Suicide, sexuality and confused love
Three compelling stories in three separate time periods are seamlessly connected in The Hours, a staggeringly beautiful adaptation of Michael Cunningham’s Pulitzer Prize-winning novel. Featuring three of 2002’s best performances from Nicole Kidman, Julianne Moore and Meryl Streep, along with an editing job that deserves the highest of kudos, the film’s intertwined stories are equally interesting and emotionally devastating.
Kidman plays author Virginia Woolf whose novel, Mrs. Dalloway, acts in some ways as a central theme unifying each of the film’s stories. Woolf infamously commits suicide in 1941 after years of struggling with mental illness; Moore’s Laura Brown is having her own struggles with depression in 1951; and Meryl Streep’s Clarissa Vaughn is preparing a party (as Mrs. Dalloway did in the novel), but her party is for an ex-lover (Ed Harris) dying of AIDS.
For most of the movie, I figured that the only way these stories connected was through their central themes of suicide, sexuality and confused love. What director Stephen Daldry manages to do is add mystery elements to the film that result in a conclusion that simply blew me away. I found myself wholly interested in the stories of the three women, and completely blindsided by the way the stories eventually collide.
It’s heartbreaking to see the way Kidman’s Woolf breaks down after a child issues a polite goodbye at the end of a visit.

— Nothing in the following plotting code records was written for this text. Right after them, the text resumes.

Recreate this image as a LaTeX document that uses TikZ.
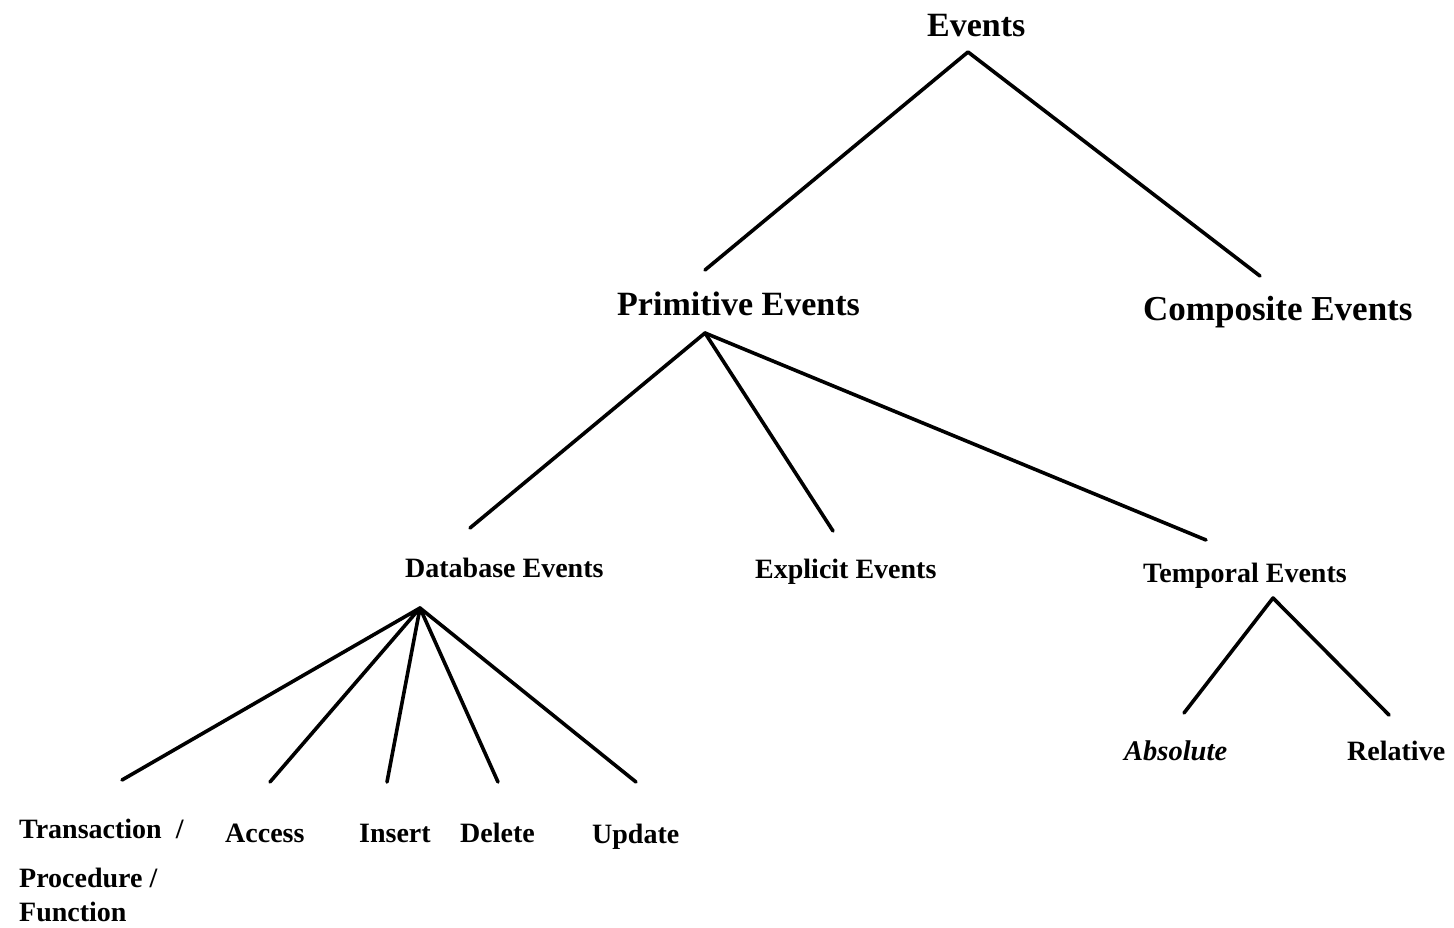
\documentclass[tikz,border=0pt]{standalone}
\usepackage{fontspec}
\setmainfont{Liberation Serif}
\begin{document}
\begin{tikzpicture}[x=1pt,y=-1pt,
  big/.style={anchor=base west,inner sep=0pt,font=\bfseries\fontsize{34}{40}\selectfont},
  small/.style={anchor=base west,inner sep=0pt,font=\bfseries\fontsize{28}{34}\selectfont},
  edge/.style={line width=3.6pt,line cap=round,line join=round}]
\useasboundingbox (0,0) rectangle (1454,928);
% texts
\node[big] (ev) at (927,37) {Events};
\node[big] (prim) at (617,315) {Primitive Events};
\node[big,font=\bfseries\fontsize{35}{40}\selectfont] (comp) at (1143,320) {Composite Events};
\node[small] (db) at (405,577) {Database Events};
\node[small] (ex) at (755,578) {Explicit Events};
\node[small] (tmp) at (1143,582) {Temporal Events};
\node[small,font=\bfseries\itshape\fontsize{28.5}{34}\selectfont] (abs) at (1124,760) {Absolute};
\node[small] (rel) at (1347,760) {Relative};
\node[small,align=left] (tr) at (19,921) {Transaction\hspace{14pt}/\\[15pt]Procedure /\\Function};
\node[small] (acc) at (225,842) {Access};
\node[small] (ins) at (359,842) {Insert};
\node[small] (del) at (460,842) {Delete};
\node[small] (upd) at (592,843) {Update};
% connector end points
\coordinate (evA) at (968,52);
\coordinate (primT) at (705,270);
\coordinate (compT) at (1260,276);
\coordinate (primA) at (705,333);
\coordinate (dbT) at (470,528);
\coordinate (exT) at (833,531);
\coordinate (tmpT) at (1206,540);
\coordinate (dbA) at (420,608);
\coordinate (trT) at (122,780);
\coordinate (accT) at (270,782);
\coordinate (insT) at (387,782);
\coordinate (delT) at (498,782);
\coordinate (updT) at (636,782);
\coordinate (tmpA) at (1273,598);
\coordinate (absT) at (1184,713);
\coordinate (relT) at (1389,715);
% connectors
\draw[edge] (primT) -- (evA) -- (compT);
\draw[edge] (dbT) -- (primA) -- (exT);
\draw[edge] (primA) -- (tmpT);
\draw[edge] (trT) -- (dbA) -- (accT);
\draw[edge] (insT) -- (dbA) -- (delT);
\draw[edge] (dbA) -- (updT);
\draw[edge] (absT) -- (tmpA) -- (relT);
\end{tikzpicture}
\end{document}
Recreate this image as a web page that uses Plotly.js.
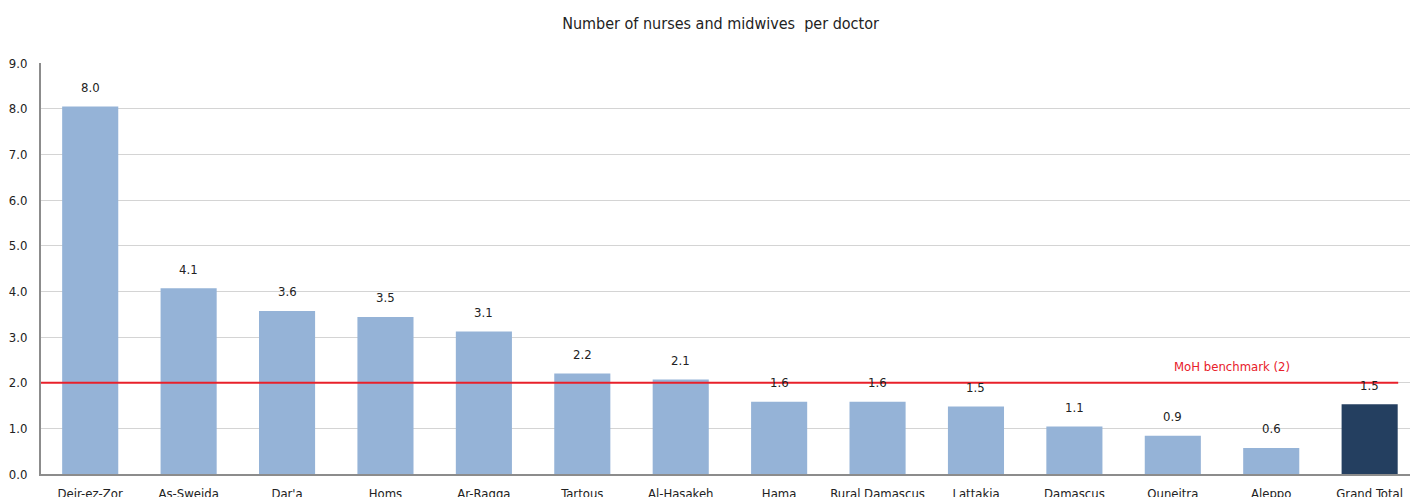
<!DOCTYPE html>
<html>
<head>
<meta charset="utf-8">
<script src="https://cdn.plot.ly/plotly-3.0.1.min.js"></script>
<style>
  html, body { margin: 0; padding: 0; background: #fff; }
  #chart { width: 1410px; height: 497px; }
</style>
</head>
<body>
<div id="chart"></div>
<script>
const categories = ["Deir-ez-Zor", "As-Sweida", "Dar'a", "Homs", "Ar-Raqqa", "Tartous", "Al-Hasakeh",
  "Hama", "Rural Damascus", "Lattakia", "Damascus", "Quneitra", "Aleppo", "Grand Total"];
const values = [8.05, 4.07, 3.57, 3.44, 3.12, 2.2, 2.07, 1.58, 1.58, 1.48, 1.04, 0.84, 0.57, 1.53];
const valueLabels = ["8.0", "4.1", "3.6", "3.5", "3.1", "2.2", "2.1", "1.6", "1.6", "1.5", "1.1", "0.9", "0.6", "1.5"];
const benchmark = 2;
const benchmarkLabel = "MoH benchmark (2)";
const yTicks = [0, 1, 2, 3, 4, 5, 6, 7, 8, 9];
const yTickLabels = ["0.0", "1.0", "2.0", "3.0", "4.0", "5.0", "6.0", "7.0", "8.0", "9.0"];
const titleText = "Number of nurses and midwives&nbsp;&nbsp;per doctor";

const FONT = "'DejaVu Sans Condensed', 'Liberation Sans Narrow', 'DejaVu Sans', sans-serif";
const colors = categories.map(c => c === "Grand Total" ? "#243f60" : "#95b3d7");

const trace = {
  type: "bar",
  x: categories,
  y: values,
  marker: { color: colors, line: { width: 0 } },
  width: 0.57,
  hoverinfo: "x+y"
};

const labelAnnotations = categories.map((c, i) => ({
  xref: "x", yref: "y",
  x: c, y: values[i],
  yshift: 19,
  yanchor: "middle",
  text: valueLabels[i],
  showarrow: false,
  font: { family: FONT, size: 13, color: "#222" }
}));

const layout = {
  width: 1410,
  height: 497,
  margin: { l: 41, r: 0, t: 63, b: 23, pad: 0 },
  paper_bgcolor: "#fff",
  plot_bgcolor: "#fff",
  showlegend: false,
  font: { family: FONT, size: 13, color: "#222" },
  title: {
    text: titleText,
    font: { family: FONT, size: 16, color: "#222" },
    x: 0.511, xref: "container", xanchor: "center",
    y: 0.953, yref: "container", yanchor: "middle"
  },
  xaxis: {
    type: "category",
    range: [-0.5, 13.41],
    showgrid: false,
    showline: true,
    linecolor: "#8c8c8c",
    linewidth: 2,
    ticks: "",
    ticklabelstandoff: 6,
    tickfont: { family: FONT, size: 13, color: "#222" },
    fixedrange: true
  },
  yaxis: {
    range: [0, 9],
    tickvals: yTicks,
    ticktext: yTickLabels,
    showgrid: true,
    gridcolor: "#d4d4d4",
    gridwidth: 1,
    zeroline: false,
    showline: true,
    linecolor: "#8c8c8c",
    linewidth: 2,
    ticks: "",
    ticklabelstandoff: 9,
    tickfont: { family: FONT, size: 13, color: "#222" },
    fixedrange: true
  },
  shapes: [{
    type: "line",
    xref: "x", yref: "y",
    x0: -0.5, x1: 13.29,
    y0: benchmark, y1: benchmark,
    line: { color: "#e8202a", width: 2 },
    layer: "above"
  }],
  annotations: labelAnnotations.concat([{
    xref: "x", yref: "y",
    x: 11.6, y: benchmark,
    yshift: 16,
    text: benchmarkLabel,
    showarrow: false,
    font: { family: FONT, size: 13, color: "#e8202a" }
  }])
};

Plotly.newPlot("chart", [trace], layout, { displayModeBar: false, staticPlot: true });
</script>
</body>
</html>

Woolf’s struggles, which have resulted in her isolation in the country, have left her confused and vulnerable, and having a child see her in a mixed-up state results in breakdown. The way Kidman handles this moment is astounding.
The film has many moments like this, moments that struck me as so real they were painful to watch. Moore displays the kind of confusion and sadness that I’ve seen in many married friends and couples. Streep’s obsessive party planning in the face of personal tragedy is a truthful depiction of denial. All of the performances contain perfect little notes that make them seem authentic, as if all of the characters, not just Woolf’s, actually existed.
Film editors don’t get enough credit for their work. The craftsmanship employed by editor Peter Boyle on The Hours is a minor film miracle. Scholars and critics blathered about how Williamson’s novel could not be made into a film, but the combined work of Daldry, screenwriter David Hare and Boyle, among others, has proven them wrong.
To say the movie “jumps” from time period to time period would be a tad insulting. The movie flows beautifully between its stories, and manages a wonderful sense of pace and continuity. Boyle doesn’t resort to any stunts or tricks in connecting the stories, and the viewer should have no difficulty following the plots and themes. Editing awards often go to big budget blockbusters laden with special effects, but Boyle’s work is deserving of consideration.
Cinematographer Seamus McGarvey and composer Phillip Glass both do excellent work of bridging the time periods, as well. Glass’ soundtrack is never jarring and never seems out of place. McGarvey captures the lushness of 1941, the sanitary discomfort of ‘51 and the diminished style of the present with expert accuracy. In some ways, the technical crew on this picture found themselves working on three movies. Yet, it all combines for a unified presentation.
This is a sad movie, and offers little in the form of smiles and laughter. The Hours asks many questions about loneliness and love. As far as these three women are concerned, the film doesn’t offer the most optimistic of answers.